I can see the logic of utilising the trusty crayon of Bob McLeod given his status as co-creator, but I have to admit he's never been one of my favourites; and Al Rio's art looks very much as though he attended the Bob McLeod school. There's nothing wrong with McLeod's art and, to paraphrase what somebody or other once said of Tony Hadley, that's what is wrong with his art. It's very clean and clear, and it gets the job done, but it gets the job done with a limited range of variant facial expressions and not much you could describe as dynamic. Still, the magic of Claremont is that he can worm even the most preposterous shite into your subconscious and have you swear you've been watching Citizen Kane, sidestepping the problem of clichés - of which one should probably expect a number given that New Mutants is one of those caped titles - by splashing them about regardless with just enough spin and distraction to get away with it.

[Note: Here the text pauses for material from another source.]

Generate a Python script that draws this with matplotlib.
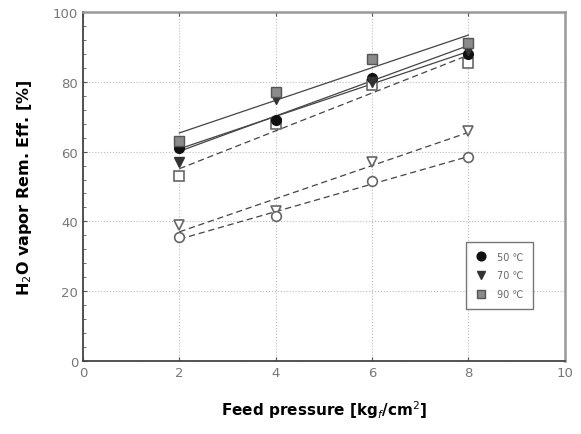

Here we have the New Mutants battling Red Skull and his Nazi pals in a version of Rome which has somehow survived the last twenty thousand years in isolation in the Amazon basin. Red Skull turns Cypher into a boggle-eyed version of himself who stands around in just his y-fronts agonising about this most ludicrous of transformations; and even the swastikas resemble something from the Beano; but not once does it inspire the question of why anyone bothered. It's no Demon Bear Saga, but New Mutants was a great book and this collection effortlessly reminds us why.